DATA FOR THIS EXERCISE:
* * * * *

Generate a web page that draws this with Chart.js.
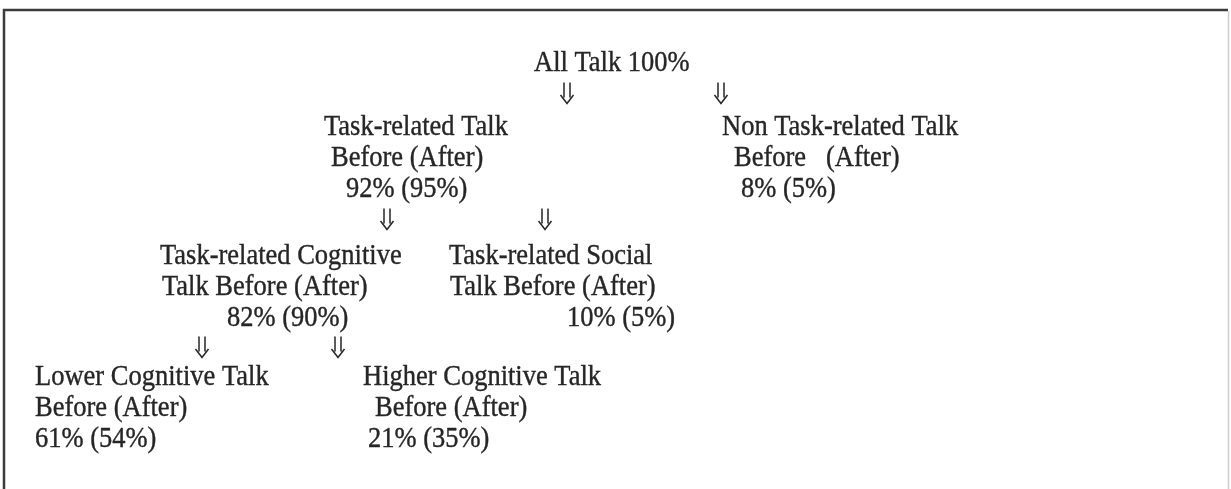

* * * * *

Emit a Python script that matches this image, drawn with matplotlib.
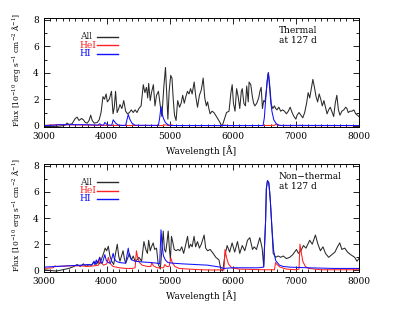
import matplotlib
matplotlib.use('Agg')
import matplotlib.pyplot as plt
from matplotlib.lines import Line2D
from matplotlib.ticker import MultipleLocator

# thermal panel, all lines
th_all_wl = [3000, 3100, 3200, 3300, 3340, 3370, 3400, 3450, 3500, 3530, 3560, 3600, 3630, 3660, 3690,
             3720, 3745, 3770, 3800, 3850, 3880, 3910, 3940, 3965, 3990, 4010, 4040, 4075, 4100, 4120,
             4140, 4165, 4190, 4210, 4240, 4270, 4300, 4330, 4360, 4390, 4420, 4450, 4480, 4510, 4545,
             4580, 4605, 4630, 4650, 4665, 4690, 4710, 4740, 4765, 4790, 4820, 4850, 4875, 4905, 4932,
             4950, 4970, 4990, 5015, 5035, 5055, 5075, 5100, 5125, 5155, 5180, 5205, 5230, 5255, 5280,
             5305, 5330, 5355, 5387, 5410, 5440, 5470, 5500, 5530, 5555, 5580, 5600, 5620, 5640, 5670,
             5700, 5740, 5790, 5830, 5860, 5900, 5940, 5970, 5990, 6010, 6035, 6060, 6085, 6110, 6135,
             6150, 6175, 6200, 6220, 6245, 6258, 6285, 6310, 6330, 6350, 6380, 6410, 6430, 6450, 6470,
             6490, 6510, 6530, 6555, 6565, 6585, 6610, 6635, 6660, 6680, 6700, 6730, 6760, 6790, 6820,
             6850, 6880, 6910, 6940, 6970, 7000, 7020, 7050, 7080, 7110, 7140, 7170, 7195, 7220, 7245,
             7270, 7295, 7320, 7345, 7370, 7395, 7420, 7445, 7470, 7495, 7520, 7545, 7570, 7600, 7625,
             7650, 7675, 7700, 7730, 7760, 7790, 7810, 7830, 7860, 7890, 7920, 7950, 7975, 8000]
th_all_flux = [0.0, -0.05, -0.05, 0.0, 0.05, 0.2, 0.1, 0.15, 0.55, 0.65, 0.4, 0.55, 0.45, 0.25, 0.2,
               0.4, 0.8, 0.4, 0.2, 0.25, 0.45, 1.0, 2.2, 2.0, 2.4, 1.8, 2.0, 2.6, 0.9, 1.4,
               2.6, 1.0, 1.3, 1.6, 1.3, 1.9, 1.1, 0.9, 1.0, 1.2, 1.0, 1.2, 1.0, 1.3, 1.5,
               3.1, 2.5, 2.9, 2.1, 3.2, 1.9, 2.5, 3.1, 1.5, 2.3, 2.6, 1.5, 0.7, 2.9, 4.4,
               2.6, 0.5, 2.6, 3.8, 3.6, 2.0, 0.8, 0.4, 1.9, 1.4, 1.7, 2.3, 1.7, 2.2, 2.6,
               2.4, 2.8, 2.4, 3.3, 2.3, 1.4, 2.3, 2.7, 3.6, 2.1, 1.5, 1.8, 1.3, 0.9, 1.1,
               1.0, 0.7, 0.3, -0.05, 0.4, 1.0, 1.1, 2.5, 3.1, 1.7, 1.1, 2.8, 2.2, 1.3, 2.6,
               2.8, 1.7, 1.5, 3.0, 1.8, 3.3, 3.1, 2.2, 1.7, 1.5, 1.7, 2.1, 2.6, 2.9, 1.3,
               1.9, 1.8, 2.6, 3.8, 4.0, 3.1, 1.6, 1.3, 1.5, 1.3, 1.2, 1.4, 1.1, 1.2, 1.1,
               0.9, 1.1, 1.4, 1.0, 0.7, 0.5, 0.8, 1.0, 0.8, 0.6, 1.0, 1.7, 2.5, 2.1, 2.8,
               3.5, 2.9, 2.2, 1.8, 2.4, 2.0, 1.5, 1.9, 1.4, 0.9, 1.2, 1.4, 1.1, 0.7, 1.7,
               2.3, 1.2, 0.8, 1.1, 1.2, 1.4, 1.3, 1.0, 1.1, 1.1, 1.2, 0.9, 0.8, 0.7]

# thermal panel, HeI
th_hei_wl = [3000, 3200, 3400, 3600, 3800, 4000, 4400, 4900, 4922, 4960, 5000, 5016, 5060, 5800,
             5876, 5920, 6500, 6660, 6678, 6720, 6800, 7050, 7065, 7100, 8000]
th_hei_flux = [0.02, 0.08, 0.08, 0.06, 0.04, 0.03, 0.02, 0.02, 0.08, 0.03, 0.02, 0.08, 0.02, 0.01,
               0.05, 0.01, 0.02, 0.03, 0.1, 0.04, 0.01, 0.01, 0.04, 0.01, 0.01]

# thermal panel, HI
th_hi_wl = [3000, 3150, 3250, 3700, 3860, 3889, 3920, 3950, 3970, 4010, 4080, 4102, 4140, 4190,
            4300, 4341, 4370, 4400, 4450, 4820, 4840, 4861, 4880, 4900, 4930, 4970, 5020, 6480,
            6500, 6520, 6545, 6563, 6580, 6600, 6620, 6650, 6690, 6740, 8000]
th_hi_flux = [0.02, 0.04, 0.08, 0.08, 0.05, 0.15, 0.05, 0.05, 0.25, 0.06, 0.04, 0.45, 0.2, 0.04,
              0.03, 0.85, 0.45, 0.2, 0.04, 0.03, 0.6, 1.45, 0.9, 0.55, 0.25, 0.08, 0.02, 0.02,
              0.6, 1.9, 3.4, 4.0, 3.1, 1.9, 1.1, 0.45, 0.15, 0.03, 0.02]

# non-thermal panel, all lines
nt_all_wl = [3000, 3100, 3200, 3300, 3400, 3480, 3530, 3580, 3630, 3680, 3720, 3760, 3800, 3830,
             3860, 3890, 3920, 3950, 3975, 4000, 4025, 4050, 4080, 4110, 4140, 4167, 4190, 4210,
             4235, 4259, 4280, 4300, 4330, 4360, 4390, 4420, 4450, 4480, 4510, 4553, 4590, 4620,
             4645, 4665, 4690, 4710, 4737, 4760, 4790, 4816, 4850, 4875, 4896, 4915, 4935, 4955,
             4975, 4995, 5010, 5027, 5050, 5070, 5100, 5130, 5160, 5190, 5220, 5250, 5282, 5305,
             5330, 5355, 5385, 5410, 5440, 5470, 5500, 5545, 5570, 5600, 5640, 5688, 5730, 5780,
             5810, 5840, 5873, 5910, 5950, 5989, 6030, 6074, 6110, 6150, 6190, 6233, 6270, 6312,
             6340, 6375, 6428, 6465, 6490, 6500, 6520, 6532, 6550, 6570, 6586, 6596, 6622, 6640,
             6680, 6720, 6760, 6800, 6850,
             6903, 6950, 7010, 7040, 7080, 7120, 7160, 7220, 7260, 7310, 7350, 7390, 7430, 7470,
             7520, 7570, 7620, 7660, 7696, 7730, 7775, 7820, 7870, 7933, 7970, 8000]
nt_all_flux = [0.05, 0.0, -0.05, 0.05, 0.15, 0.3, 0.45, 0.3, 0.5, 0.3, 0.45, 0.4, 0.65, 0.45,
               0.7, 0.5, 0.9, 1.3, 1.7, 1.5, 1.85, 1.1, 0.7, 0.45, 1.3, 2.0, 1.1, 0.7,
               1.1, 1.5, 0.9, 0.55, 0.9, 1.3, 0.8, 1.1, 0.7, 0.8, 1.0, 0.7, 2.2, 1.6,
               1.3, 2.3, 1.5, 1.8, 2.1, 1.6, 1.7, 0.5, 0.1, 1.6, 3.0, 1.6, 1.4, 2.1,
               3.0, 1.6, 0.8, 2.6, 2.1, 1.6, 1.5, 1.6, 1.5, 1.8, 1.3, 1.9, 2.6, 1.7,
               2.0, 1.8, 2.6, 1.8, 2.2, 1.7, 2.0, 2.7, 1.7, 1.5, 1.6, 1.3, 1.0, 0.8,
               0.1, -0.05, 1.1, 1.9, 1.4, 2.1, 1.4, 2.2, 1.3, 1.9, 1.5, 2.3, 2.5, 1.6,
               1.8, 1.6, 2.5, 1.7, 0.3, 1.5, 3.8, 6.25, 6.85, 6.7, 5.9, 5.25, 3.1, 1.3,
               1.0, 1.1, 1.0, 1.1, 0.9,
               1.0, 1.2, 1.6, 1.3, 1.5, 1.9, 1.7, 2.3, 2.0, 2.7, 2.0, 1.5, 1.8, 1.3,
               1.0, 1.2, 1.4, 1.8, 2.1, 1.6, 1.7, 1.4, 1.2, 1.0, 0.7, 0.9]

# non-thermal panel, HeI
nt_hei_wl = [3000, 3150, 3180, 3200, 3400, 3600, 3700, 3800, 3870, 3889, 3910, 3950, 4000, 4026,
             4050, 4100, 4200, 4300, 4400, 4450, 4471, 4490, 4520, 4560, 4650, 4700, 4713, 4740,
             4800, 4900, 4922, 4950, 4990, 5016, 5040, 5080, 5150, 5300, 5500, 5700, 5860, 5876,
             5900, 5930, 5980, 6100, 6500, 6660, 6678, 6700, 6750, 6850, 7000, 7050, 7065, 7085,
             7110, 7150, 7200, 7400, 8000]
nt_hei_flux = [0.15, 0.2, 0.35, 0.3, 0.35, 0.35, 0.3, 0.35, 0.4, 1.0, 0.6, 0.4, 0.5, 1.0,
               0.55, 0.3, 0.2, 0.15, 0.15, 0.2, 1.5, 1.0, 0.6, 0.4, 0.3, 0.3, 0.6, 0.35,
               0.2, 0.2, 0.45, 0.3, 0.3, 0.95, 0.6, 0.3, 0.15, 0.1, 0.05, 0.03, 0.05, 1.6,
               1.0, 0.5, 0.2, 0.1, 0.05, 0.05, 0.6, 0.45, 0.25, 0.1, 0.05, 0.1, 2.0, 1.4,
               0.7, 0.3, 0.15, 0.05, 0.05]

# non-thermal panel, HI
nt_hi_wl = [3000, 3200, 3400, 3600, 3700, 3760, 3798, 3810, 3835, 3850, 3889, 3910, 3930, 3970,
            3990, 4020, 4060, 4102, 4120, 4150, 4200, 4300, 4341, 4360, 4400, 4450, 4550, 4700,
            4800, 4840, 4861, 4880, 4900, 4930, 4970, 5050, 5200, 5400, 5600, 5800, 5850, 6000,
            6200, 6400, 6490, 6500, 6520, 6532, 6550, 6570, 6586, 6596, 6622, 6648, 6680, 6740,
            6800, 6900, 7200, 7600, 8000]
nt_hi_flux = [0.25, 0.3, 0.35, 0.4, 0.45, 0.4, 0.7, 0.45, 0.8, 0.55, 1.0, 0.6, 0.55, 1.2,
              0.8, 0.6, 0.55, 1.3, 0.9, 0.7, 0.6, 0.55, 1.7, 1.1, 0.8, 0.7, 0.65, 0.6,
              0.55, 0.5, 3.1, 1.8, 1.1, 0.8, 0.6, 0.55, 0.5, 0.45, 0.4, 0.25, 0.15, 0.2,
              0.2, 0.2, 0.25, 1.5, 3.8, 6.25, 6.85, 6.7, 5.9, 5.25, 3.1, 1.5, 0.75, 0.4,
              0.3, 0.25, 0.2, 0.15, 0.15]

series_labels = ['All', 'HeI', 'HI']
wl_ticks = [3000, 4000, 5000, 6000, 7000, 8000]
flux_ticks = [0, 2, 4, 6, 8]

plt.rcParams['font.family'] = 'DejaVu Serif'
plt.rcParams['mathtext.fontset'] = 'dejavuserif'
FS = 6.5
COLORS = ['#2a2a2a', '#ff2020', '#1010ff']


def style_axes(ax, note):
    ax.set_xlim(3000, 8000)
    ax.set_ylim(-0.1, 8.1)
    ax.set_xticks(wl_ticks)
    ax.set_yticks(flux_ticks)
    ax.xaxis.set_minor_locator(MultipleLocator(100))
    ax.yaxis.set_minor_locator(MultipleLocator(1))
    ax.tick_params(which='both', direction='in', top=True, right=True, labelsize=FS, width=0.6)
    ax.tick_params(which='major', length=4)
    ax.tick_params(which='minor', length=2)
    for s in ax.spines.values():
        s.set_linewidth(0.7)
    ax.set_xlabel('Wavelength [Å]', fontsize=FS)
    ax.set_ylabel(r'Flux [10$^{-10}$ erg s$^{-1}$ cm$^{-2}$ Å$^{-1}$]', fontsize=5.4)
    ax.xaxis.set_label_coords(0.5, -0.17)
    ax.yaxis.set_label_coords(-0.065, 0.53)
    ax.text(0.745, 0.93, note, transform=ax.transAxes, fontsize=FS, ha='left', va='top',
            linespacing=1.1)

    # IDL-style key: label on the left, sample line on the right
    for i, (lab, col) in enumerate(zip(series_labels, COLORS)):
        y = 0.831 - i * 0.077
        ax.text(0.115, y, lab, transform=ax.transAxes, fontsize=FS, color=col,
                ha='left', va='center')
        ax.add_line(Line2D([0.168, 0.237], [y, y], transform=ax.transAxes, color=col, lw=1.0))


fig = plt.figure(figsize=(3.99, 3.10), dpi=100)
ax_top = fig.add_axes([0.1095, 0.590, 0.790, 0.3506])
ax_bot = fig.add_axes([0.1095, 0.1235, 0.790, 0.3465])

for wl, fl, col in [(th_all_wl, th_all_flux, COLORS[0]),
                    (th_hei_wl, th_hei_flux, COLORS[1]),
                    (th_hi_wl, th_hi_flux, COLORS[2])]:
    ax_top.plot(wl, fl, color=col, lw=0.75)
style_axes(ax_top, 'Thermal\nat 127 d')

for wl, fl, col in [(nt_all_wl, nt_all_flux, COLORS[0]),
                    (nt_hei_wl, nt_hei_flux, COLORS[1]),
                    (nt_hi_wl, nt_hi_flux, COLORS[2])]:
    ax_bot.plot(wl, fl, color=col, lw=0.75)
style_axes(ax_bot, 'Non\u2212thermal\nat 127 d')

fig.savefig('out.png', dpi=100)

* * * * *

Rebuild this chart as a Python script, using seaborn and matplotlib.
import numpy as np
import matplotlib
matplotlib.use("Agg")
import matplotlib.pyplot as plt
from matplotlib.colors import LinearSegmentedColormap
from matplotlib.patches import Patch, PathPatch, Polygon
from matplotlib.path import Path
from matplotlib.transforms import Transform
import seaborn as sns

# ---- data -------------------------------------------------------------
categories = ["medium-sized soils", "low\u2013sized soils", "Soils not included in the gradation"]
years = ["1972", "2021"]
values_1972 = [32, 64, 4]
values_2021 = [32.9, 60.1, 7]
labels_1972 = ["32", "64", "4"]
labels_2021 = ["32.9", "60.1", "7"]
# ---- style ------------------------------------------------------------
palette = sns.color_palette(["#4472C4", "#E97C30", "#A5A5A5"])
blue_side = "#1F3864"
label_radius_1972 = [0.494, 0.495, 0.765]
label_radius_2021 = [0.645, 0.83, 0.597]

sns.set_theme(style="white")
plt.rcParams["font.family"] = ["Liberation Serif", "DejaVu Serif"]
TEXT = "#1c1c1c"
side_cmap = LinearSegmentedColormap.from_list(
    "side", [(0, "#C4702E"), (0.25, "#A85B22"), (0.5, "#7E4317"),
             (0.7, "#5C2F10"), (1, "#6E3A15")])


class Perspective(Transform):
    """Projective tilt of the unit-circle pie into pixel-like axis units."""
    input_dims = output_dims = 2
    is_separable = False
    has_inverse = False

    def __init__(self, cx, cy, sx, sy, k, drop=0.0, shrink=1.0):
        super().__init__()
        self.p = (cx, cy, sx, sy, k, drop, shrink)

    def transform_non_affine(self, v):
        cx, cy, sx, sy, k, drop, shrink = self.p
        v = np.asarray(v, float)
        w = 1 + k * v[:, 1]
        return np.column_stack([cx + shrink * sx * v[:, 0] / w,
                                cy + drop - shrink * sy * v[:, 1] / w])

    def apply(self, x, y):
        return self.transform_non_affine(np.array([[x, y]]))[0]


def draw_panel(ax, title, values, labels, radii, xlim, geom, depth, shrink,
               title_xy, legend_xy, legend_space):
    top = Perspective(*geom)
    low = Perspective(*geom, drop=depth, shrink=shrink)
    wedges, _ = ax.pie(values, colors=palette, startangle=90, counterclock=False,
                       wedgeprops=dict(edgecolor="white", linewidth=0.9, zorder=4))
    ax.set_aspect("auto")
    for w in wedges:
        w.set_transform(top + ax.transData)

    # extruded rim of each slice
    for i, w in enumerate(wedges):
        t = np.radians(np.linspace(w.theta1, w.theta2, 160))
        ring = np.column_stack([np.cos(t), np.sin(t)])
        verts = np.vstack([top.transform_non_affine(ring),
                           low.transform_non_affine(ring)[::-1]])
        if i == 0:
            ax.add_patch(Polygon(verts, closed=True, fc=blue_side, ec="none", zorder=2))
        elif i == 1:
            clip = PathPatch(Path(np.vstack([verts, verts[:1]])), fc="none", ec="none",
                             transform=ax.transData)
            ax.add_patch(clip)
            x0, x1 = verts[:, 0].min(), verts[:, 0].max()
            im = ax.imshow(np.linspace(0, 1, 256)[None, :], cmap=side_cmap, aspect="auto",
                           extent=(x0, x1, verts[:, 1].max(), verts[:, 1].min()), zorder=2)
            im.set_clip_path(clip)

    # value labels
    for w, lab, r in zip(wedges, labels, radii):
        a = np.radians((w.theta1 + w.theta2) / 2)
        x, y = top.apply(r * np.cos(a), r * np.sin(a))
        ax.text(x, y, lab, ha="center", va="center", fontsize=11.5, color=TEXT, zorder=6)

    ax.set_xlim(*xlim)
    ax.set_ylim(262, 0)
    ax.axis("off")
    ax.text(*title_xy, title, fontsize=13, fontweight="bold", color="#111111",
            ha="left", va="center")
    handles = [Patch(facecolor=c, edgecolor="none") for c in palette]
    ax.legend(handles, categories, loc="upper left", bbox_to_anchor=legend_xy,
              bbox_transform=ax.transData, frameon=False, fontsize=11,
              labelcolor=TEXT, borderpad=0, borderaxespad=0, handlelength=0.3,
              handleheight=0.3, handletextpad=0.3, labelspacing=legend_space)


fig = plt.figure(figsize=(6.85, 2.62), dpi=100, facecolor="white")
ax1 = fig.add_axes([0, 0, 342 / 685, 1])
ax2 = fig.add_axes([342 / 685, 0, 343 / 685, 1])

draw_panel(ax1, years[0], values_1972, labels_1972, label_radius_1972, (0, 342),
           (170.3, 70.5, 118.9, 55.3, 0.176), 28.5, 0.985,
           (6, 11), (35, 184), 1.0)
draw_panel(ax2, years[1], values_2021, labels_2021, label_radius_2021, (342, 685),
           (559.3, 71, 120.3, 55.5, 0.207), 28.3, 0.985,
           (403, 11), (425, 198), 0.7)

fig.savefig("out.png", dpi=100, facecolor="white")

* * * * *

WHAT YOU HAVE TO DO: Begin with the line that contains "Emit a Python" and end with the line that contains "from matplotlib.ticker import MultipleLocator"; write out both and all lines between exactly, but no pictures.

WRITTEN RESPONSE:
Emit a Python script that matches this image, drawn with matplotlib.
import matplotlib
matplotlib.use('Agg')
import matplotlib.pyplot as plt
from matplotlib.lines import Line2D
from matplotlib.ticker import MultipleLocator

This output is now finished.